Ex-Pentagon gc objects to drone court

By James Barnes

27 March 2013 at 09:55 BST

The former general counsel for the Department of Defence, Jeh Johnson, has criticised proposals for a so-called drone court which would legitimise the government's 'targeted-killing' programme.

The United Nations is considering the potential for a ban on certain types of autonomous weapons.

In a speech at the Fordham University School of Law Mr Johnson said: ‘The idea is motivated by a desire to rein in the president’s constitutional authority to engage in armed conflict and protect the nation, which is the very reason it has constitutional problems.’

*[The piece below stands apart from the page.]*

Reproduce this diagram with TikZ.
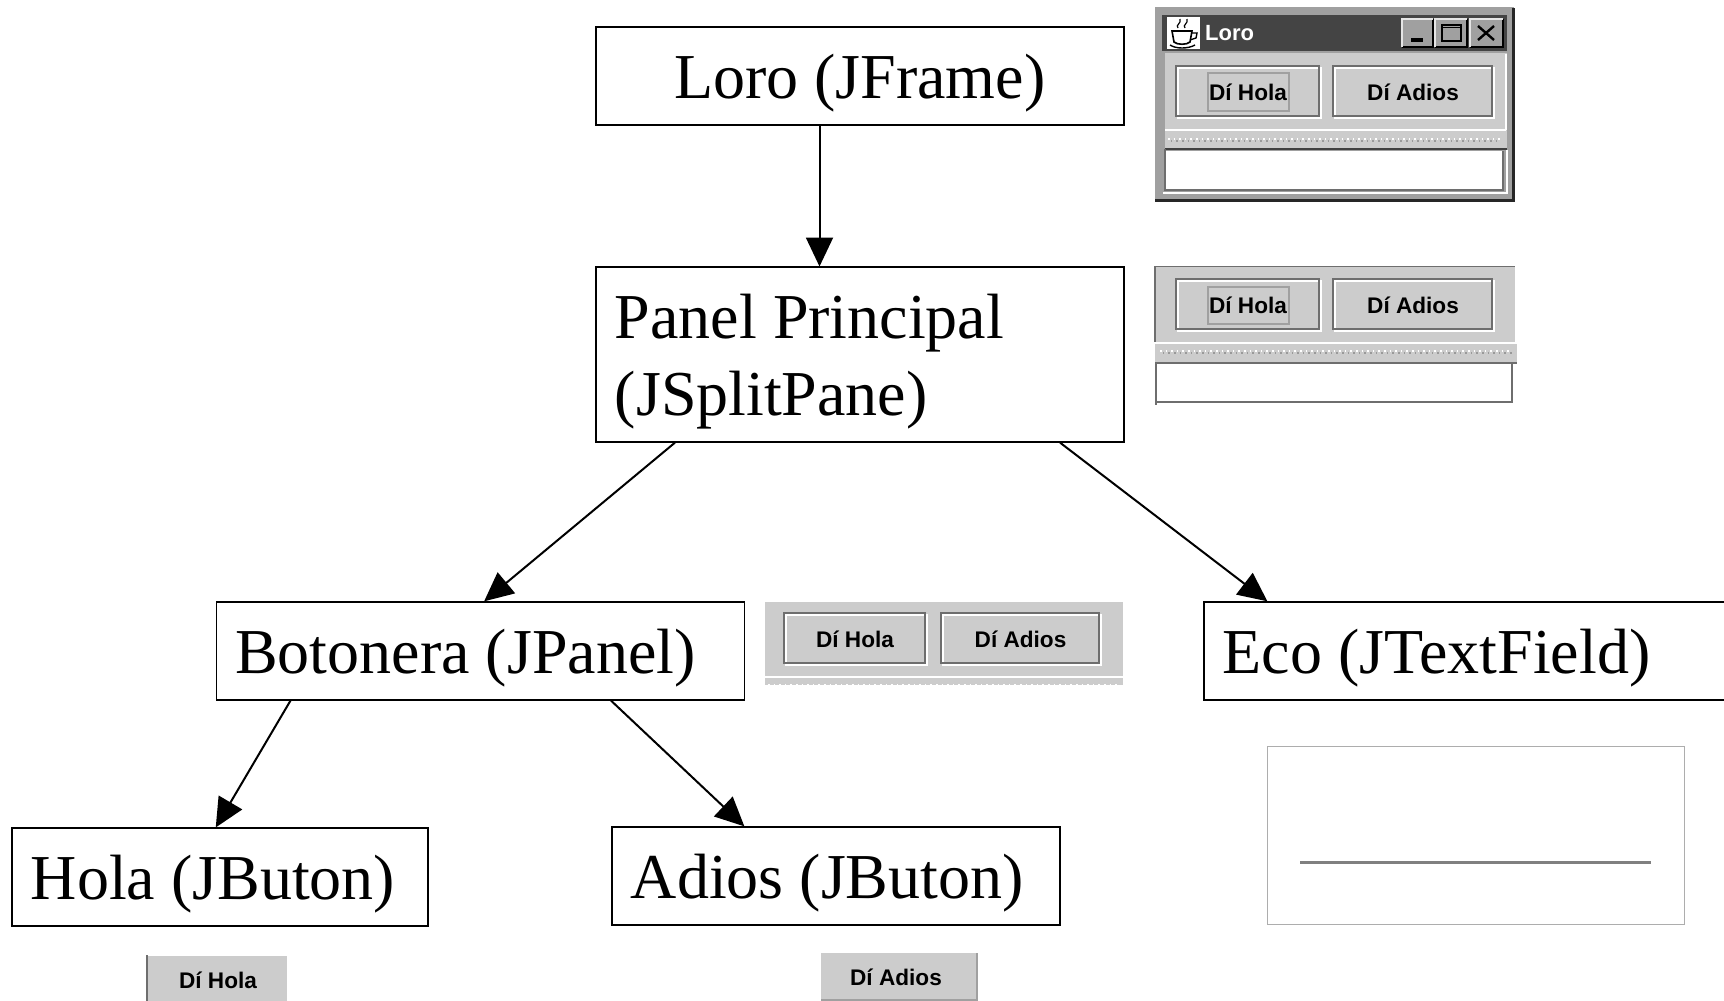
\documentclass[tikz,border=0pt]{standalone}
\usepackage{fontspec}
\setmainfont{Liberation Serif}
\newfontfamily\uifont{Liberation Sans}
\usetikzlibrary{arrows.meta,calc}
\definecolor{panelgray}{HTML}{CCCCCC}
\definecolor{edgegray}{HTML}{6E6E6E}
\definecolor{framegray}{HTML}{A0A0A0}
\definecolor{titledark}{HTML}{444444}
\tikzset{
  classbox/.style={draw=black,line width=1.6pt,fill=white,inner xsep=19pt,inner ysep=0pt,
    font=\fontsize{64}{77}\selectfont,align=flush left,anchor=north west},
  link/.style={draw=black,line width=2pt,-{Triangle[length=29pt,width=27pt]},shorten >=-0.5pt},
  btntext/.style={inner sep=0pt,text=black,font=\uifont\bfseries\fontsize{22.6}{26}\selectfont},
  darkedge/.style={draw=edgegray,line width=1.8pt},
  lightedge/.style={draw=white,line width=1.8pt},
  dots/.style={line width=1.6pt},
}
\newcommand{\jbtn}[6]{%
  \draw[darkedge] (#2,#3) rectangle ++(#4,#5);
  \draw[lightedge] ([shift={(2,2)}]#2,#3) -- ++(#4,0) -- ++(0,#5) -- ++(-#4,0) -- cycle;
  \draw[darkedge] ({#2+#4},#3) -- ++(0,#5) -- ++(-#4,0);
  \node[btntext] (#1) at ({#2+#4/2+0.5},{#3+#5/2+1.5}) {#6};
}
\newcommand{\dotrow}[3]{%
  \draw[dots,draw=white,dash pattern=on 1.6pt off 4pt] (#1,#3) -- (#2,#3);
  \draw[dots,draw=edgegray!70,dash pattern=on 1.6pt off 4pt] ({#1+2.8},{#3+1.8}) -- (#2,{#3+1.8});
}
\newcommand{\lowered}{\rule{0pt}{60pt}}
\begin{document}
\begin{tikzpicture}[x=1pt,y=-1pt]
\clip (0,0) rectangle (1724,1001);
\fill[white] (0,0) rectangle (1724,1001);

% ---------- class boxes
\node[classbox,text width=490pt,minimum height=98pt,align=flush center] (loro) at (595,26) {\lowered Loro (JFrame)};
\node[classbox,text width=490pt,minimum height=175pt] (panel) at (595,266) {\lowered Panel Principal\\(JSplitPane)};
\node[classbox,text width=490pt,minimum height=98pt] (boto) at (215.5,601) {\lowered Botonera (JPanel)};
\node[classbox,text width=500pt,minimum height=98pt] (eco) at (1203,601) {\lowered Eco (JTextField)};
\node[classbox,text width=378pt,minimum height=98pt] (hola) at (11,827) {\lowered Hola (JButon)};
\node[classbox,text width=410pt,minimum height=98pt] (adios) at (611,826) {\lowered Adios (JButon)};

% ---------- connectors
\draw[link] ($(loro.south west)+(224.5,0)$) -- ($(panel.north west)+(224.5,0)$);
\draw[link] ($(panel.south west)+(80,0)$) -- ($(boto.north west)+(269,0)$);
\draw[link] ($(panel.south west)+(465,0)$) -- ($(eco.north west)+(64,0)$);
\draw[link] ($(boto.south west)+(75,0)$) -- ($(hola.north west)+(205,0)$);
\draw[link] ($(boto.south west)+(395.5,0)$) -- ($(adios.north west)+(133,0)$);

% ---------- window screenshot
\fill[framegray] (1155,7) rectangle (1514,202);
\draw[draw=black!85,line width=3pt] (1513,8) -- (1513,200.5) -- (1155,200.5);
\fill[titledark] (1162,15) rectangle (1507,51);
\fill[panelgray] (1165,53) rectangle (1507,148);
\draw[draw=white,line width=1.2pt] (1165,130) -- (1506,130) (1506,54) -- (1506,130);
\fill[white] (1167,17) rectangle (1200,49);
% cup icon
\draw[black,line width=1.6pt] (1172,31) -- (1192,31) -- (1190,42) .. controls (1187,45) and (1177,45) .. (1174,42) -- cycle;
\draw[black,line width=1.4pt] (1192,33) -- (1197,33) -- (1196,38) -- (1190,40);
\draw[black,line width=1.4pt] (1170,45) .. controls (1176,49) and (1188,49) .. (1195,45);
\draw[black,line width=1.2pt] (1178,28) .. controls (1175,25) and (1182,23) .. (1180,19);
\draw[black,line width=1.2pt] (1185,28) .. controls (1182,25) and (1189,23) .. (1187,19);
\node[inner sep=0pt,text=white,anchor=west,font=\uifont\bfseries\fontsize{22}{26}\selectfont] (wintitle) at (1205,33) {Loro};
% title buttons
\fill[framegray] (1402,19) rectangle (1433,47);
\fill[framegray] (1435,19) rectangle (1467,47);
\fill[framegray] (1470,19) rectangle (1503,47);
\draw[draw=black,line width=1.5pt] (1433,19) -- (1433,47) -- (1402,47) (1467,19) -- (1467,47) -- (1435,47) (1503,19) -- (1503,47) -- (1470,47);
\draw[draw=white!80!gray,line width=1.2pt] (1402,47) -- (1402,19) -- (1433,19) (1435,47) -- (1435,19) -- (1467,19) (1470,47) -- (1470,19) -- (1503,19);
\fill[black] (1411,38) rectangle (1423,42);
\draw[black,line width=2.2pt] (1442,25) rectangle (1461,41);
\draw[black,line width=1pt] (1442,27) -- (1461,27);
\draw[black,line width=2.4pt] (1478,26) -- (1494,40) (1494,26) -- (1478,40);
% buttons
\jbtn{wh}{1176}{66}{143}{50}{Dí Hola}
\jbtn{wa}{1333}{66}{159}{50}{Dí Adios}
\draw[draw=framegray,line width=1.5pt] (1208,73) rectangle (1289,111);
% divider and text field
\dotrow{1168}{1500}{139}
\fill[white] (1166,151) rectangle (1503,190);
\draw[draw=black!75,line width=2.2pt] (1165,149) -- (1507,149);
\draw[draw=edgegray,line width=2pt] (1165,190) -- (1503,190) -- (1503,151);
\draw[draw=edgegray,line width=2pt] (1165,149) -- (1165,191);
\draw[draw=white,line width=1.6pt] (1163,193) -- (1507,193) -- (1507,150);

% ---------- split pane screenshot
\fill[panelgray] (1155,266) rectangle (1515,342);
\draw[draw=edgegray,line width=1.6pt] (1155,266.5) -- (1515,266.5) (1155,266) -- (1155,342);
\jbtn{sh}{1176}{279}{143}{50}{Dí Hola}
\jbtn{sa}{1333}{279}{159}{50}{Dí Adios}
\draw[draw=framegray,line width=1.5pt] (1208,287) rectangle (1289,324);
\draw[draw=white,line width=1.8pt] (1155,343) -- (1517,343);
\fill[panelgray] (1155,344) rectangle (1517,362);
\dotrow{1160}{1512}{351}
\draw[draw=edgegray,line width=2.4pt] (1155,363) -- (1517,363);
\draw[draw=edgegray,line width=1.8pt] (1156,363) -- (1156,405) (1156,402) -- (1512,402) -- (1512,364);

% ---------- button panel screenshot
\fill[panelgray] (765,602) rectangle (1123,685);
\jbtn{ph}{784}{613}{141}{50}{Dí Hola}
\jbtn{pa}{941}{613}{158}{50}{Dí Adios}
\draw[draw=white,line width=1.8pt] (765,677) -- (1123,677);
\draw[dots,draw=white,dash pattern=on 1.6pt off 4pt] (768,684.5) -- (1120,684.5);

% ---------- single buttons
\fill[panelgray] (147,956) rectangle (287,1001);
\draw[draw=edgegray,line width=1.6pt] (147,955) -- (147,1001);
\node[btntext] (bh) at (218,980) {Dí Hola};
\fill[panelgray] (821,953) rectangle (977,1000);
\draw[draw=framegray,line width=1.2pt] (821,1000) -- (977,1000) -- (977,953);
\node[btntext] (ba) at (896,977) {Dí Adios};

% ---------- empty text field screenshot
\draw[draw=black!32,line width=1pt] (1267.5,746.5) rectangle (1684,924);
\draw[draw=black!50,line width=3pt] (1300,862) -- (1651,862);
\end{tikzpicture}
\end{document}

The Huffington Post reports that the idea of a court to police drone killings was raised by Maine Senator Angus King. The idea gained weight after being praised by the editorial board of The New York Times, which compared it to the Foreign Intelligence Surveillance Court.
Supporters of the idea suggest that the court would legitimise and bring credibility to the secretive process the administration uses to decide who to kill in the name of the war against al Qaeda.

Legal role

Mr Johnson admitted that the supporters had a valid point, but argued that the Constitution names the president as commander-in-chief, and he or she ‘cannot assign part of it away to another branch of government, nor have it taken away by an act of Congress’.
Mr Johnson left his position at the pentagon three months ago after spending four years in the department’s top legal role.